SALT LAKE CITY — After seven rounds of amendments and substitutions, the Utah Legislature passed a bill that would initiate the return to in-person classes by next semester. The legislation would increase the threshold of COVID-19 cases a school must reach to close, providing options for students who test negative to continue in-person instruction.
SB107, which passed through the Legislature Thursday, would allow local education agencies to request support and testing materials from the Utah Department of Health once schools reach a certain threshold.

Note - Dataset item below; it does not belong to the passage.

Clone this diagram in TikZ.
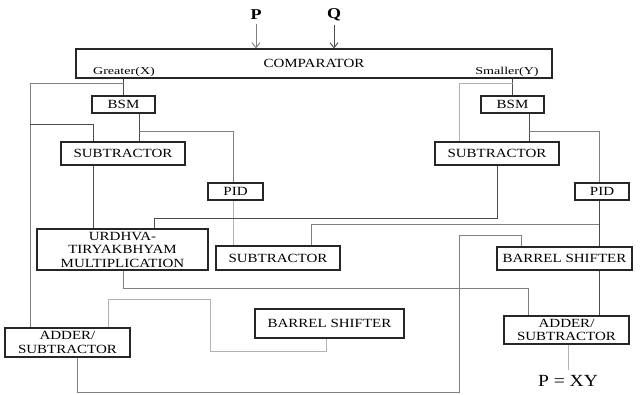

Under current statute, entire schools must close once they reach a certain number of positive tests among students. However, this bill would create a ‘Test-to-Stay’ system in which students can continue attending in-person classes so long as they test negative. Students who test positive would still be sent home.

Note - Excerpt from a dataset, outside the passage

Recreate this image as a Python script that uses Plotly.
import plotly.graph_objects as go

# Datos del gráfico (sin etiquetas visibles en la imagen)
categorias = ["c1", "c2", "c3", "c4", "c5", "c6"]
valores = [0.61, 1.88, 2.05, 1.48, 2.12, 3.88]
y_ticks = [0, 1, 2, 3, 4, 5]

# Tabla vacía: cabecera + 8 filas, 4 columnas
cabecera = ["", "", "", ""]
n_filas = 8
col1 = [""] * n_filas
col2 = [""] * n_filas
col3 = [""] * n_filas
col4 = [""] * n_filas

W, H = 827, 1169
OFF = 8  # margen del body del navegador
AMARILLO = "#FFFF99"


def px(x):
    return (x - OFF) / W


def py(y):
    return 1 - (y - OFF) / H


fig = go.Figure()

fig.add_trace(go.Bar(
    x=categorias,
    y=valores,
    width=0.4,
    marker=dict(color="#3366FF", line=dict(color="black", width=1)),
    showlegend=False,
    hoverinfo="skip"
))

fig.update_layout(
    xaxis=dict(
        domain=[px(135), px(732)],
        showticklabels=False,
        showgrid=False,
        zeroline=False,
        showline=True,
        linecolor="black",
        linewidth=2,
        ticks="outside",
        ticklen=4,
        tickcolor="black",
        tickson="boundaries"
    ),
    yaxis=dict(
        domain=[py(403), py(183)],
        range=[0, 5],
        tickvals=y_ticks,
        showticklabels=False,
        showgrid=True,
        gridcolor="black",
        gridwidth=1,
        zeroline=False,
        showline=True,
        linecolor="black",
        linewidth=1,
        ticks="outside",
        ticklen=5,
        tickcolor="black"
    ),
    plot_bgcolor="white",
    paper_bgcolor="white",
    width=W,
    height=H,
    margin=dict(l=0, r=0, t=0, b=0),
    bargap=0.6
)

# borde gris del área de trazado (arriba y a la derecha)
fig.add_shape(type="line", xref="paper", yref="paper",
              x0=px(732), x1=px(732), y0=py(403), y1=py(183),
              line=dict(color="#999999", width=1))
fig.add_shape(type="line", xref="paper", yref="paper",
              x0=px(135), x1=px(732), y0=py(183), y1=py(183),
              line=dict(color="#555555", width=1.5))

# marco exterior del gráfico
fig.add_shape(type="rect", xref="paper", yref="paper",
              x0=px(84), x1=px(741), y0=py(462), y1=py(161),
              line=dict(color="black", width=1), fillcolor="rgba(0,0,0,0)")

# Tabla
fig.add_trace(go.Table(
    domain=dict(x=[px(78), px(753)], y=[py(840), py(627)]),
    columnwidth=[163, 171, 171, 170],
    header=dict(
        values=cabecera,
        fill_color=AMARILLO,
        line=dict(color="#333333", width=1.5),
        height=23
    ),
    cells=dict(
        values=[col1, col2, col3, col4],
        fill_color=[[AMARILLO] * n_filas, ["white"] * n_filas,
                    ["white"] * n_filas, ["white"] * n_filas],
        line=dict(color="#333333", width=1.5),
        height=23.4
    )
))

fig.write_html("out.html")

In addition to this alternative, the bill would increase the current threshold Utah schools currently operate under. Schools with more than 1,500 students would now need to meet a 2% positivity rate; schools smaller than that would have a 30-student threshold.
That’s an increase from the current 1% positivity rate limit, which public schools have met — and surpassed — several times over the last few months, prompting closures.
To operate the ‘Test-to-Stay’ system, the bill would require the state health department to “support widespread testing” of students “under certain conditions.” That support includes providing COVID-19 testing supplies, a mobile testing unit and other materials requested by the school.
The bill would go a step further for Utah colleges, requiring institutions to offer more in-person classes.
By August, colleges must offer at least 75% as many in-person classes they had offered during the Fall semester of 2019. That’s a decrease from an earlier version of the bill, which required 85%.
Similarly, colleges must provide at least 75% as many in-person courses in the spring 2022 semester as they did in January 2020.
After passing through the Senate Thursday, the bill heads to Gov. Spencer Cox for his signature, which would allow the bill to take effect immediately.